Figure scripts:
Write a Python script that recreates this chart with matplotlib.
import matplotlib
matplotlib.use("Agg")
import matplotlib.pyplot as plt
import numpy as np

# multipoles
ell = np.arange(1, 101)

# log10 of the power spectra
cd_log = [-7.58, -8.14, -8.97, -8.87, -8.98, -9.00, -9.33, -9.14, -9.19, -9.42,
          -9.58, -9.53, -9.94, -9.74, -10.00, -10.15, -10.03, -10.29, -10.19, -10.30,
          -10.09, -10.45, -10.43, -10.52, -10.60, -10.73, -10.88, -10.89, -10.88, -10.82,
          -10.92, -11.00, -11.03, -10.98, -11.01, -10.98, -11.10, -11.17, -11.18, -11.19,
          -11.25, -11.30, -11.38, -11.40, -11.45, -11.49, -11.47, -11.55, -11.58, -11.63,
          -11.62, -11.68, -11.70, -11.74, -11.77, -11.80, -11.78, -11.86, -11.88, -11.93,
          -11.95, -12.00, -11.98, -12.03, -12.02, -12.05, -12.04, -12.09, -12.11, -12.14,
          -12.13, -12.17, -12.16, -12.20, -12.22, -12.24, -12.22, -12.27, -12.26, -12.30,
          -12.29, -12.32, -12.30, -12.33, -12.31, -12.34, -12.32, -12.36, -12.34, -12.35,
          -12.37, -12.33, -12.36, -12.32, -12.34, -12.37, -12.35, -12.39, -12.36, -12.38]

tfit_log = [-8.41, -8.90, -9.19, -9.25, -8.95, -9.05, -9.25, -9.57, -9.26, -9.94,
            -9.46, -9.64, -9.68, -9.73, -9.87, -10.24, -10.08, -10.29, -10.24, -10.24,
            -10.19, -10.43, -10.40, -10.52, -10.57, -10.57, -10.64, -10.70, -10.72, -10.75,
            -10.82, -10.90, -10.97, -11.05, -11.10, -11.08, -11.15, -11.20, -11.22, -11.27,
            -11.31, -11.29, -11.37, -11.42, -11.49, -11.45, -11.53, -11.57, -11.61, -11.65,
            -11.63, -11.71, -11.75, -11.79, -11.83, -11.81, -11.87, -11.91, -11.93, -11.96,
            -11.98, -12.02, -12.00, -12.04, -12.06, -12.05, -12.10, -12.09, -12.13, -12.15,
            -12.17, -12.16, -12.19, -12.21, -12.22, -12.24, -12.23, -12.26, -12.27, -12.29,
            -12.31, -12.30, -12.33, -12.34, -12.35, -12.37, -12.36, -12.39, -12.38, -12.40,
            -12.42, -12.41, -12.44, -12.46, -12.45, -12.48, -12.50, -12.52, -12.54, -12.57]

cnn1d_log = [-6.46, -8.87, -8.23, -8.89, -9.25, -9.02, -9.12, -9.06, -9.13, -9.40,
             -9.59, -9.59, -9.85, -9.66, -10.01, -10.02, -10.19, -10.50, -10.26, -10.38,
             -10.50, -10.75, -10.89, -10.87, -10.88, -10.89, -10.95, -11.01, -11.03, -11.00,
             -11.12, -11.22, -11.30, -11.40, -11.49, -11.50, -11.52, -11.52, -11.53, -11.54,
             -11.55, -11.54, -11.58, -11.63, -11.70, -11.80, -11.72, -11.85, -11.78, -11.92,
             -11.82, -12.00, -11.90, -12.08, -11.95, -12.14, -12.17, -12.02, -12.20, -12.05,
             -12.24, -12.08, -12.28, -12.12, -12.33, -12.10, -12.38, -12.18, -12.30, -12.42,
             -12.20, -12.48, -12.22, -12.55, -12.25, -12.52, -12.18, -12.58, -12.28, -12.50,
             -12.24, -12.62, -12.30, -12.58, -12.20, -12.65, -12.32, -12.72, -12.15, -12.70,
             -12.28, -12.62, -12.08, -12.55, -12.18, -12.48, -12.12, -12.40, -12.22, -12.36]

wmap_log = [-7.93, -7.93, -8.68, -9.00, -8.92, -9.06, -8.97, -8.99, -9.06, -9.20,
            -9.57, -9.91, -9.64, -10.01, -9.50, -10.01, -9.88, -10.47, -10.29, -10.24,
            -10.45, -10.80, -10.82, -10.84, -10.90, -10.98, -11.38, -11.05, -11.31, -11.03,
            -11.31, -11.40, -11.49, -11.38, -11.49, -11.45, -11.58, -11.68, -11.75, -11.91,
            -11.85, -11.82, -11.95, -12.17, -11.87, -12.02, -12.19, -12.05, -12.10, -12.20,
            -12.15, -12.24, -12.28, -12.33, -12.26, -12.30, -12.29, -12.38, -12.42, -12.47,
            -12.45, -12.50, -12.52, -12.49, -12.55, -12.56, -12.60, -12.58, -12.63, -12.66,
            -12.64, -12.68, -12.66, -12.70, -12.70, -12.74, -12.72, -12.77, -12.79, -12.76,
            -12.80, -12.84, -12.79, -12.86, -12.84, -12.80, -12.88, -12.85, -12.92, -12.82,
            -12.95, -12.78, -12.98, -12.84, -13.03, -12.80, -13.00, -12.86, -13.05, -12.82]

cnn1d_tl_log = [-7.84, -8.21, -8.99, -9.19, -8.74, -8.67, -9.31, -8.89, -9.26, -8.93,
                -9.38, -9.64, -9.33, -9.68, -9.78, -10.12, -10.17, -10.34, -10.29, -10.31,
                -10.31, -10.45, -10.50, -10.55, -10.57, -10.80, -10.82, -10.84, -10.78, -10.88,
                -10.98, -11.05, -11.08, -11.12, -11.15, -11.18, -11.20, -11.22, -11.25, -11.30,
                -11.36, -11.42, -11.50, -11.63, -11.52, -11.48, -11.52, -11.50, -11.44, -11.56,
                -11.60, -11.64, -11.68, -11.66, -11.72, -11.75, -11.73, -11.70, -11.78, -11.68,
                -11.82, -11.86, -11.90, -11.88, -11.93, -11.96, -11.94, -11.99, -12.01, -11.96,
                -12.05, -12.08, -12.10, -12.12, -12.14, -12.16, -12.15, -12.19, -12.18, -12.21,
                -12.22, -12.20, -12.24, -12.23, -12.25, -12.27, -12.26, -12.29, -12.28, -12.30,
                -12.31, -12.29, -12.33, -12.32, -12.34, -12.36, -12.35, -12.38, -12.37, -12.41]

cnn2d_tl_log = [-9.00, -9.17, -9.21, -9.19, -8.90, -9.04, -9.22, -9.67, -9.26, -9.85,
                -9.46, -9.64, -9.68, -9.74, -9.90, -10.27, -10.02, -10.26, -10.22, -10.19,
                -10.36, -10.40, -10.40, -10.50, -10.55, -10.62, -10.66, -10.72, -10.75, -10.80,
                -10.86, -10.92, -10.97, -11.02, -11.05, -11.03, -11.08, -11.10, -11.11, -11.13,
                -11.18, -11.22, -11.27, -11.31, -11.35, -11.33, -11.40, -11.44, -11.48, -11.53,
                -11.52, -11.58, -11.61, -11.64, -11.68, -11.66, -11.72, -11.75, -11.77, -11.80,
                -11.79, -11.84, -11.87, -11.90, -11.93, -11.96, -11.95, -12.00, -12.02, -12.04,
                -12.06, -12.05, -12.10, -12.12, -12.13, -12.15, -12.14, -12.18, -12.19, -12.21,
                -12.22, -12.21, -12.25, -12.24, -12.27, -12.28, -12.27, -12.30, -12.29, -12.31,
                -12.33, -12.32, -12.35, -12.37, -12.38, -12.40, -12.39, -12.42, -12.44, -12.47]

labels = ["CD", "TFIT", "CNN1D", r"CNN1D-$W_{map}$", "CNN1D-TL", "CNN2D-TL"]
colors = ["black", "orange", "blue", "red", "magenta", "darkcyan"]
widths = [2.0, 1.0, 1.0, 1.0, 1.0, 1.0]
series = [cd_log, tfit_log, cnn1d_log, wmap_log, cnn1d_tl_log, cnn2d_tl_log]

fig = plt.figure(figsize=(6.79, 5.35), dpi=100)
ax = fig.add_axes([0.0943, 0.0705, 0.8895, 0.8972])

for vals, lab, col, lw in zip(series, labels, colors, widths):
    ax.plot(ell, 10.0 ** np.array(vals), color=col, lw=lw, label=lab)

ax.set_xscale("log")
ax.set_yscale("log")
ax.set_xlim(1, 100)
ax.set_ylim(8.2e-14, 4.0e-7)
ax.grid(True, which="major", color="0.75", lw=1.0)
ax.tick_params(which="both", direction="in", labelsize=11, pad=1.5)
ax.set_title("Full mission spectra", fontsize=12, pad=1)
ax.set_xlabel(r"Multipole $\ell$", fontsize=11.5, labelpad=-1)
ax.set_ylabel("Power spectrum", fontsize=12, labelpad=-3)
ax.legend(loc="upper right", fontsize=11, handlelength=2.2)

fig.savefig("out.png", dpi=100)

...

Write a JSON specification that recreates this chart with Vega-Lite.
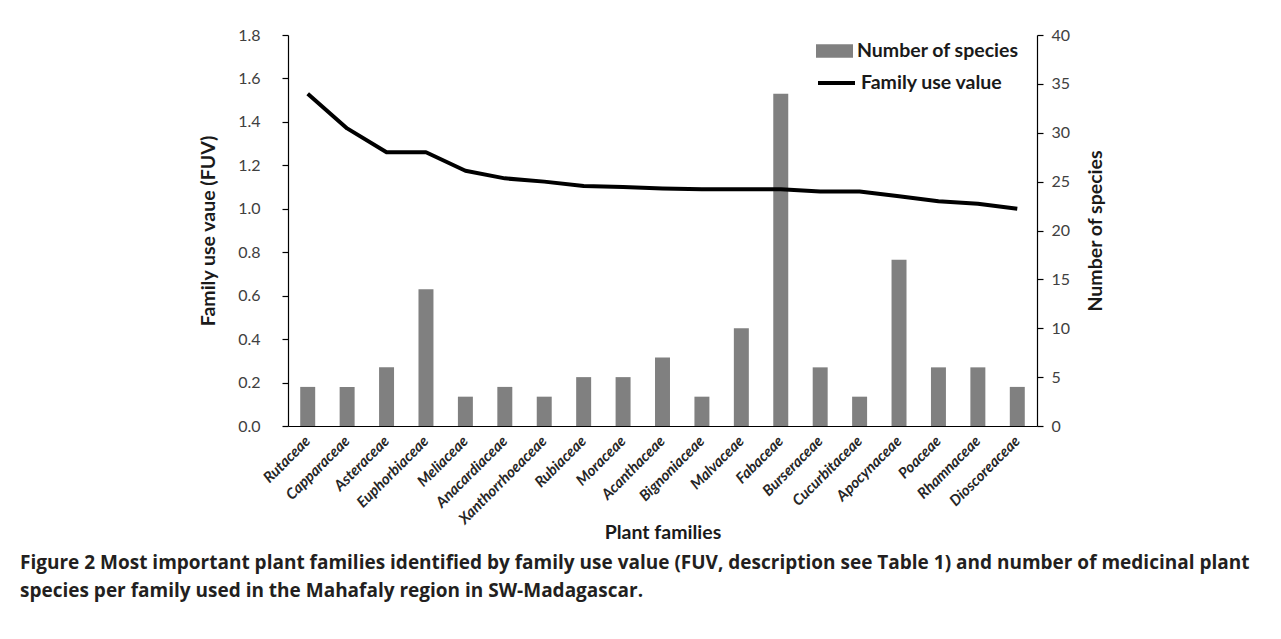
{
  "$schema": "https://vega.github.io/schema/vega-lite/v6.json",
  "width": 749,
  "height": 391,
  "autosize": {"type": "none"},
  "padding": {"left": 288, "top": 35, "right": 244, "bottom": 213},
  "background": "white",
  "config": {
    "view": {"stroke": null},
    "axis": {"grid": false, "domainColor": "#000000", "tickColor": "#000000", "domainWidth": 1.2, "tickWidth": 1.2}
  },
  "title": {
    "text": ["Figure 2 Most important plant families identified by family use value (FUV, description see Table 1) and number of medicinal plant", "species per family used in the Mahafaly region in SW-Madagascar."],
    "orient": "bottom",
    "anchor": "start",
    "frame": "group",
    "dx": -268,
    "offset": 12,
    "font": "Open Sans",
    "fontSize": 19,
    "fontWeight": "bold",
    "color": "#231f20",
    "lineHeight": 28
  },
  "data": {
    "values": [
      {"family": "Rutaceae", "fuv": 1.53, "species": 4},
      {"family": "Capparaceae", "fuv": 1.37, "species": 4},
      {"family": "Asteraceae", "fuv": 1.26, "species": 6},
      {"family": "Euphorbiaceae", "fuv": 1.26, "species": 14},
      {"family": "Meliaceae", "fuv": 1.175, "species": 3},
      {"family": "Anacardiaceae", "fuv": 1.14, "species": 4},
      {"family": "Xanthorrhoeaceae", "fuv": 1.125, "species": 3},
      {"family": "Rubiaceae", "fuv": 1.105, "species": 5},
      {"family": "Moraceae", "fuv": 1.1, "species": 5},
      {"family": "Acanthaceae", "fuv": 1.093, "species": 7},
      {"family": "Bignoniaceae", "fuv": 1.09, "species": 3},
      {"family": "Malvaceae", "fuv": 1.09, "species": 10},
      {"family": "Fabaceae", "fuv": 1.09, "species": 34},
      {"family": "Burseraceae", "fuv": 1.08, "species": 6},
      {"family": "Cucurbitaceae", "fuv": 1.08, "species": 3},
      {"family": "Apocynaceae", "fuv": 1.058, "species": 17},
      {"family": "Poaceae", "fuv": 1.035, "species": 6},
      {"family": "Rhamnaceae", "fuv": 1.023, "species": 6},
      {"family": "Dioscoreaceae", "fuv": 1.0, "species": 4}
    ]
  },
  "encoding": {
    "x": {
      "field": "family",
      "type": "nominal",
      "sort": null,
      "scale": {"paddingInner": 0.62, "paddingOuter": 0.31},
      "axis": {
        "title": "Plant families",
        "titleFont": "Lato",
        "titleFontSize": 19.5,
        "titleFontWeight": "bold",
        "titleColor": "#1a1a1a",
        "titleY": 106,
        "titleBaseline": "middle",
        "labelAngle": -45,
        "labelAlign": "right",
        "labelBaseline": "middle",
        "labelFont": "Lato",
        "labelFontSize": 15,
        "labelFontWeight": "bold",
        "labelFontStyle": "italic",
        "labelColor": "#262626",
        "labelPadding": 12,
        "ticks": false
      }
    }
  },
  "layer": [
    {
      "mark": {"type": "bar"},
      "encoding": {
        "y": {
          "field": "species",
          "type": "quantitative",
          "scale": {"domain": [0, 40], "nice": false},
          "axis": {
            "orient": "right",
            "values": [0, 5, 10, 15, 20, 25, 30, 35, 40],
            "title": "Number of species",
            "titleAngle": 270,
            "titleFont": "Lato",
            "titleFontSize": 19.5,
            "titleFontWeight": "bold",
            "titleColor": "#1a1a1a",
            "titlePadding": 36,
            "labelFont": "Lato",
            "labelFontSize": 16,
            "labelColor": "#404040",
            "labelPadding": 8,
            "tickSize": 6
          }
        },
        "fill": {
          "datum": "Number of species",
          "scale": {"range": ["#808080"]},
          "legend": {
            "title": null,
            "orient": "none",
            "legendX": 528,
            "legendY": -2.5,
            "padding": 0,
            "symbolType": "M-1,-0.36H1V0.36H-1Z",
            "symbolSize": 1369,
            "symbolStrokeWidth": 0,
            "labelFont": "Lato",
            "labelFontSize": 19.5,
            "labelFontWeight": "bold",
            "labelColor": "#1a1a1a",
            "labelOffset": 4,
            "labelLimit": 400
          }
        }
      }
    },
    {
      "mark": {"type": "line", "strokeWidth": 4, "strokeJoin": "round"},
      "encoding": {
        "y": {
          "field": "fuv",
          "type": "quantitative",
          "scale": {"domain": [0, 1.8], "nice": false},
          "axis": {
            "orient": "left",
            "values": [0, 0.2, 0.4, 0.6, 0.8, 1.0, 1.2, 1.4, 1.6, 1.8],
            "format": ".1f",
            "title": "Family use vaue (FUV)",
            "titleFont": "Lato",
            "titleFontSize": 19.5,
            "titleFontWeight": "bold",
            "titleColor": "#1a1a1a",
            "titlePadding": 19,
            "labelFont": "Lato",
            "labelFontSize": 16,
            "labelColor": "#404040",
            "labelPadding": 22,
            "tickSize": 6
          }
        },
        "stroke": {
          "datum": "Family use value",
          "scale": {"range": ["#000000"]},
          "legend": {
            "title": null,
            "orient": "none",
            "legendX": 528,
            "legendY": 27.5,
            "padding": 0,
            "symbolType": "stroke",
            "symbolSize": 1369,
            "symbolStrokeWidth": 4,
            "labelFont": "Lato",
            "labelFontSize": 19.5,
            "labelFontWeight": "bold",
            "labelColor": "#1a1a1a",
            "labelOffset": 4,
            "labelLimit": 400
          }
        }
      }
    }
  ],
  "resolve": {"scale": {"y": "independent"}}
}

---

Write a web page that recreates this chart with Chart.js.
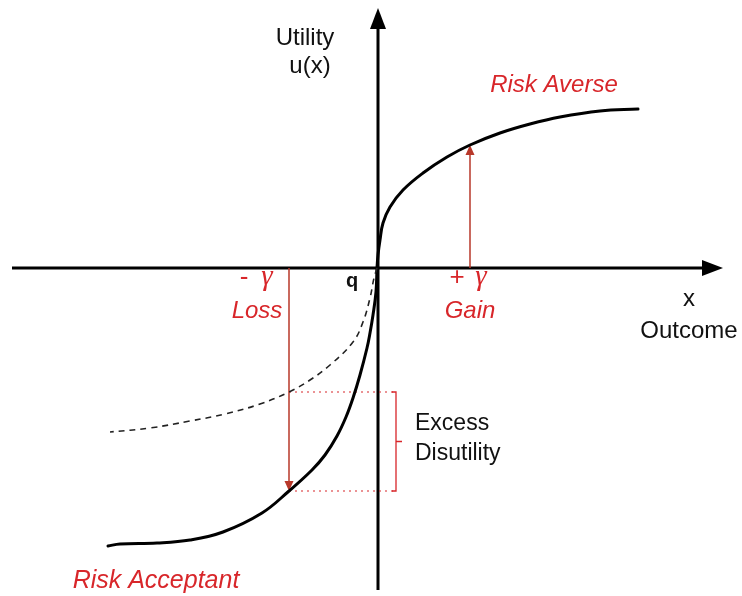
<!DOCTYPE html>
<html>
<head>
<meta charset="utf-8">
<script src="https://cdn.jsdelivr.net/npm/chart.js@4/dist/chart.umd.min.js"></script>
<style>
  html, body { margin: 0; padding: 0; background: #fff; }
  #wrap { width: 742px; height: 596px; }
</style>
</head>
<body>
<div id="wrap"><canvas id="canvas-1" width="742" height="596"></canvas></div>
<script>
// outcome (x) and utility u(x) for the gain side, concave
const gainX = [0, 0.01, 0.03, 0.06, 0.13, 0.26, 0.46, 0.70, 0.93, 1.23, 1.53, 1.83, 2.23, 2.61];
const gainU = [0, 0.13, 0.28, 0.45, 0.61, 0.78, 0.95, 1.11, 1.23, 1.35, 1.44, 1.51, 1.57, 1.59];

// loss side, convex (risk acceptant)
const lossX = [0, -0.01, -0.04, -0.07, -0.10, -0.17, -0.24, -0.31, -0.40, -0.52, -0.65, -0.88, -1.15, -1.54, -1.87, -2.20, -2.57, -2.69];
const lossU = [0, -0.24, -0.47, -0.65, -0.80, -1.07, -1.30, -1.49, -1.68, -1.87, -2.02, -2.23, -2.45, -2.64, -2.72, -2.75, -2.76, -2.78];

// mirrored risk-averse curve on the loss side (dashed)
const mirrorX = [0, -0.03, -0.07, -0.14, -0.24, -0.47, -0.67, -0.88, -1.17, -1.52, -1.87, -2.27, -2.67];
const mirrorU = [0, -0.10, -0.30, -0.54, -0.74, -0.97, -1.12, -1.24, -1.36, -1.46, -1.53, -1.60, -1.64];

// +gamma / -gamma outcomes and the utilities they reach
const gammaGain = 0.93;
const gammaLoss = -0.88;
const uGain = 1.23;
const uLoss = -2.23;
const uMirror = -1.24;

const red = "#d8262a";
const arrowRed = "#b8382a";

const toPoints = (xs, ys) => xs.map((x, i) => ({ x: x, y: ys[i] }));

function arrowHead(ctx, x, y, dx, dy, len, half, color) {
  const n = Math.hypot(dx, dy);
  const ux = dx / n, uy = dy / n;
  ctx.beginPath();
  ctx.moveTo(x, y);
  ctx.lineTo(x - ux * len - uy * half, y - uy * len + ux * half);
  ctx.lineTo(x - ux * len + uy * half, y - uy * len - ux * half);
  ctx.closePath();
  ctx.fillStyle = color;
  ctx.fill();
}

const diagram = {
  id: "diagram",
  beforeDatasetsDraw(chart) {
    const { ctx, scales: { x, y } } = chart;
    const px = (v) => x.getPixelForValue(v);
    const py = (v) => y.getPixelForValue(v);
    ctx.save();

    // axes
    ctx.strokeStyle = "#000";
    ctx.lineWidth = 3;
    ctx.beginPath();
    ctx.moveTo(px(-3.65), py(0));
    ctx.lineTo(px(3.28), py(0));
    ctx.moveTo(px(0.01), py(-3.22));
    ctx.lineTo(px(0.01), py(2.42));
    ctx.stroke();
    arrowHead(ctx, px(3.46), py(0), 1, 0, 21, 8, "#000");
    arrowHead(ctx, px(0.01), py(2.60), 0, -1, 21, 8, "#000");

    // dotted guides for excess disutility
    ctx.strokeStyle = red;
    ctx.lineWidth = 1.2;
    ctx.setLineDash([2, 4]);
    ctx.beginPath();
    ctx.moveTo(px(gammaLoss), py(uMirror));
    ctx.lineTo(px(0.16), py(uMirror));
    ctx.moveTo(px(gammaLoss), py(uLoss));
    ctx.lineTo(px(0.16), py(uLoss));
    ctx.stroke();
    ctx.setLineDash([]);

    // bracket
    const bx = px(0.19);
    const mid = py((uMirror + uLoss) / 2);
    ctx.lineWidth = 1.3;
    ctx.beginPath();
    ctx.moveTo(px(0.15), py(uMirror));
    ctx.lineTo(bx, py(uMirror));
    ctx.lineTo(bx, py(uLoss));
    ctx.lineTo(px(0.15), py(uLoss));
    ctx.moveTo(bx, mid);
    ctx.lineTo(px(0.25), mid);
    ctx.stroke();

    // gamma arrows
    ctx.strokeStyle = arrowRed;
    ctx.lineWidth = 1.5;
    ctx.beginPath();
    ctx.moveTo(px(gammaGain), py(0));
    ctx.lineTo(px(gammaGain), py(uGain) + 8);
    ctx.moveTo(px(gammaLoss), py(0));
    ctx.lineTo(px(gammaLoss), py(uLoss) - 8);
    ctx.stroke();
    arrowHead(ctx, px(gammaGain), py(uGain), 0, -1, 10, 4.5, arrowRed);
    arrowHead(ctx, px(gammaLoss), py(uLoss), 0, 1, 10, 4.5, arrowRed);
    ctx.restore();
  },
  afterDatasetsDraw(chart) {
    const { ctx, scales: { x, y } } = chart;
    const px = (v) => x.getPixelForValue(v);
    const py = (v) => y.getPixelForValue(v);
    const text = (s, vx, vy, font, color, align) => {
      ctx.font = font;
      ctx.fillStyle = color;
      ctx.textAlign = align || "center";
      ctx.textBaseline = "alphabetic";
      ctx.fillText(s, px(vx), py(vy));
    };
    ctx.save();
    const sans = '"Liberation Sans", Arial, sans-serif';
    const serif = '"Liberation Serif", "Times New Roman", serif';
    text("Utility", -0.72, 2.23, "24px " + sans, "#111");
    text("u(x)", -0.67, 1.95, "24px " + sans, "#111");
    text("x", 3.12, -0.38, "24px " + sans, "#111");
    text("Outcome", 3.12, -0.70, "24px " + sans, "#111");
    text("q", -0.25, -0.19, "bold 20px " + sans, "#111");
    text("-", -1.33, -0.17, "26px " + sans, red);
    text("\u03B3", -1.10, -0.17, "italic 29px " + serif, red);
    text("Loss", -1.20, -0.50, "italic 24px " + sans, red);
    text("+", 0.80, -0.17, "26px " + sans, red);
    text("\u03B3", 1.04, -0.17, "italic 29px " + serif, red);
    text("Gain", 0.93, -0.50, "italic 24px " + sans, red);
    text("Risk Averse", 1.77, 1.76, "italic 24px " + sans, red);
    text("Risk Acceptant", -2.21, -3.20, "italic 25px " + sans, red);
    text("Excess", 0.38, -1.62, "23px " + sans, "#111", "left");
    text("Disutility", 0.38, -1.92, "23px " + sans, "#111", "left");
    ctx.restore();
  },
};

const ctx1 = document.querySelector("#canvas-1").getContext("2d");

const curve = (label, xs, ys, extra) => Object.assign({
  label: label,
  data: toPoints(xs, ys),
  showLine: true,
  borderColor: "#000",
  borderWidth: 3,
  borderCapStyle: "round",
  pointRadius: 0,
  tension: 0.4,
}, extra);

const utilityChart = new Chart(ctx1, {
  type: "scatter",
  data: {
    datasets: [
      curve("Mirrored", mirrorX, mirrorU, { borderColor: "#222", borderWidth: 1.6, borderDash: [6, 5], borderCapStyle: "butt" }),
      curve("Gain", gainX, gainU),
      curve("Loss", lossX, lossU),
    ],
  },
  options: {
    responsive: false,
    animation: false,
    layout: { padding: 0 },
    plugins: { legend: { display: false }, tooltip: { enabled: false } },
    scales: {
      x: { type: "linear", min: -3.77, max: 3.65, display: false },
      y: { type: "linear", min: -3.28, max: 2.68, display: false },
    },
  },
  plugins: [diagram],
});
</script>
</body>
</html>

Description of the task ::
Give again the run of lines that opens at the line with "Write a Python" and closes at the line with "ell = np.arange(1, 101)", exactly, and only that run.

Answer to this task ::
Write a Python script that recreates this chart with matplotlib.
import matplotlib
matplotlib.use("Agg")
import matplotlib.pyplot as plt
import numpy as np

# multipoles
ell = np.arange(1, 101)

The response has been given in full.